6. The House-Buying Process is a Complete Scam

I’m not saying someone was definitely murdered in this house, but this is one ominous stock photo real estate agent

Where else in our society are we expected, nay, encouraged to plop down the most money we’ve ever saved in our life after a quick 20-minute tour of a massive product without knowing anything about it?

In competitive markets, house inspections are a thing of the past. I actually became interested in home inspecting when I met our inspector, as it seemed like a chill business to own, where you could set your own schedule and not work in an office.

I took a few national certification courses in home inspection, only to be horrified to learn that most of what home inspection is not looking too closely at anything so you’re not held liable when things go to shit in a house. I’m not saying that home inspectors are shady or that they don’t help anyone, but the whole process did seem to be on shaky footing….perhaps a job more fabricated for emotional and legal needs than practical ones.

I personally don’t think much of realtors either, being paired with a useless, pushy bunch as we were house-hunting before finally finding someone a little helpful (I still found the house we ended up buying). When we sold our house, we did so ourselves, without a realtor, and were pleased with the money we saved and the confidence we gained. Again, not that they can’t be helpful either, but working with one shouldn’t be the default.
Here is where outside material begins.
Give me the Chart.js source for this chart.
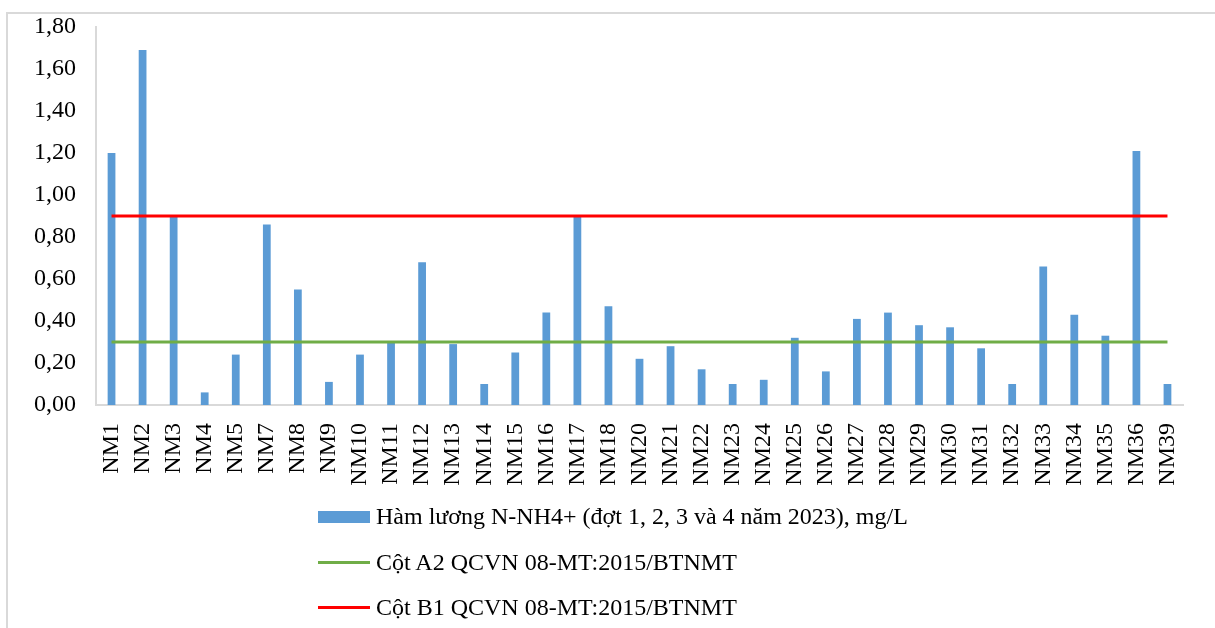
<!DOCTYPE html>
<html lang="vi">
<head>
<meta charset="utf-8">
<title>Hàm lượng N-NH4+ năm 2023</title>
<script src="https://cdn.jsdelivr.net/npm/chart.js@4/dist/chart.umd.min.js"></script>
<style>
  html, body { margin: 0; padding: 0; background: #fff; }
  body { width: 1215px; height: 628px; position: relative; overflow: hidden; font-family: "Liberation Serif", "Times New Roman", serif; }
  .frame { position: absolute; left: 6px; top: 12px; width: 1230px; height: 640px; border: 2px solid #d9d9d9; box-sizing: border-box; }
  #chart { position: absolute; left: 0; top: 0; }
  #legend { position: absolute; left: 318px; top: 494px; }
  .item { height: 45.5px; display: flex; align-items: center; font-size: 24px; color: #000; white-space: nowrap; }
  .sw { width: 52px; margin-right: 6px; }
</style>
</head>
<body>
<div class="frame"></div>
<canvas id="chart" width="1215" height="500"></canvas>
<div id="legend"></div>
<script>
const stations = ['NM1','NM2','NM3','NM4','NM5','NM7','NM8','NM9','NM10','NM11','NM12','NM13','NM14','NM15','NM16','NM17','NM18','NM20','NM21','NM22','NM23','NM24','NM25','NM26','NM27','NM28','NM29','NM30','NM31','NM32','NM33','NM34','NM35','NM36','NM39'];
const nh4 = [1.20,1.69,0.90,0.06,0.24,0.86,0.55,0.11,0.24,0.30,0.68,0.29,0.10,0.25,0.44,0.90,0.47,0.22,0.28,0.17,0.10,0.12,0.32,0.16,0.41,0.44,0.38,0.37,0.27,0.10,0.66,0.43,0.33,1.21,0.10];
const limitA2 = stations.map(() => 0.3);
const limitB1 = stations.map(() => 0.9);

const tickFont = { family: '"Liberation Serif", "Times New Roman", serif', size: 24 };

const chart = new Chart(document.getElementById('chart'), {
  type: 'bar',
  data: {
    labels: stations,
    datasets: [
      { type: 'bar', label: 'Hàm lương N-NH4+ (đợt 1, 2, 3 và 4 năm 2023), mg/L', data: nh4,
        backgroundColor: '#5b9bd5', barPercentage: 0.25, categoryPercentage: 1, order: 1 },
      { type: 'line', label: 'Cột A2 QCVN 08-MT:2015/BTNMT', data: limitA2,
        borderColor: '#70ad47', backgroundColor: '#70ad47', borderWidth: 3, pointRadius: 0, order: 0 },
      { type: 'line', label: 'Cột B1 QCVN 08-MT:2015/BTNMT', data: limitB1,
        borderColor: '#ff0000', backgroundColor: '#ff0000', borderWidth: 3, pointRadius: 0, order: 0 }
    ]
  },
  options: {
    responsive: false,
    animation: false,
    devicePixelRatio: 1,
    layout: { padding: { top: 27, right: 32, left: 0, bottom: 0 } },
    plugins: { legend: { display: false }, tooltip: { enabled: false } },
    scales: {
      x: {
        grid: { display: false, drawTicks: false },
        border: { display: true, color: '#d9d9d9', width: 2 },
        ticks: { color: '#000', font: tickFont, autoSkip: false, maxRotation: 90, minRotation: 90, padding: 18 },
        afterFit: s => { s.height = 95; }
      },
      y: {
        min: 0, max: 1.8,
        grid: { display: false, drawTicks: false },
        border: { display: true, color: '#d9d9d9', width: 2 },
        ticks: { stepSize: 0.2, color: '#000', font: tickFont, padding: 20,
          callback: v => v.toFixed(2).replace('.', ',') },
        afterFit: s => { s.width = 96; s.paddingTop = 0; s.paddingBottom = 0; }
      }
    }
  }
});

// legend below the plot, one entry per row
const legend = document.getElementById('legend');
chart.data.datasets.forEach(ds => {
  const row = document.createElement('div');
  row.className = 'item';
  const sw = document.createElement('span');
  sw.className = 'sw';
  sw.style.height = ds.type === 'bar' ? '12px' : '3px';
  sw.style.background = ds.type === 'bar' ? ds.backgroundColor : ds.borderColor;
  row.appendChild(sw);
  row.appendChild(document.createTextNode(ds.label));
  legend.appendChild(row);
});
</script>
</body>
</html>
House-buying and selling is a grueling, expensive process that sucks any joy you might have in finding a new home and can keep you trapped in a situation you’d rather leave.

Is Owning a House Right for Me?

Ultimately you will either like home-owning or you won’t. The constant tinkering, remodeling and maintenance that I hate is someone else’s project paradise. Depending on the house you get, you may encounter few of these issues, or all of them and more.

The important takeaway is that it is a completely emotional, not a financial, decision. If you want a house, buy a house. If you’re buying a house just to make money or feel more free, you may be in for a surprise. When thinking about buying a home, you just have to be aware of the downsides, then decide whether the trade-offs are right for you.

There are pros and cons to every single type of living situation and you just have to choose your top values. I like living a fluid, minimalist lifestyle with very limited and intentional responsibilities. I own my RV and pay no rent or mortgage. If it were to roll off a cliff, that would be unfortunate, but because it cost a tiny fraction of a house, it would not be a big loss and so spares me of that anxiety. But I’m a ‘never say never’ sort of person, so it’s not out of the question to ever buy a house again, though it’s certainly not in the plans.

Alternative living options may take an extra bit of creativity and gumption, but they offer the opportunity to design your life from the ground up and do things they way you truly want, not the way people think they should be done. It’s true that not everyone would enjoy living tiny or in a unique way, but it should be on the table as much as a traditional mortgage path.

Here are some alternative living possibilities:

  • Vehicle residency (in an RV,van, bus, car, or anything else on wheels)

  • Off grid homesteading

  • Digital nomadism (renting around the world while living out of a backpack)

  • Living on a boat

  • Co-housing

  • Intentional communities

  • Other unique housing like yurts, earthships, tiny houses, shipping containers, etc

Owning a house is not an automatic sign of success, of being more responsible, or being good with money. It is simply a home and what you make of it. Examine your priorities in life and you may discover that your dream home is not a house at all.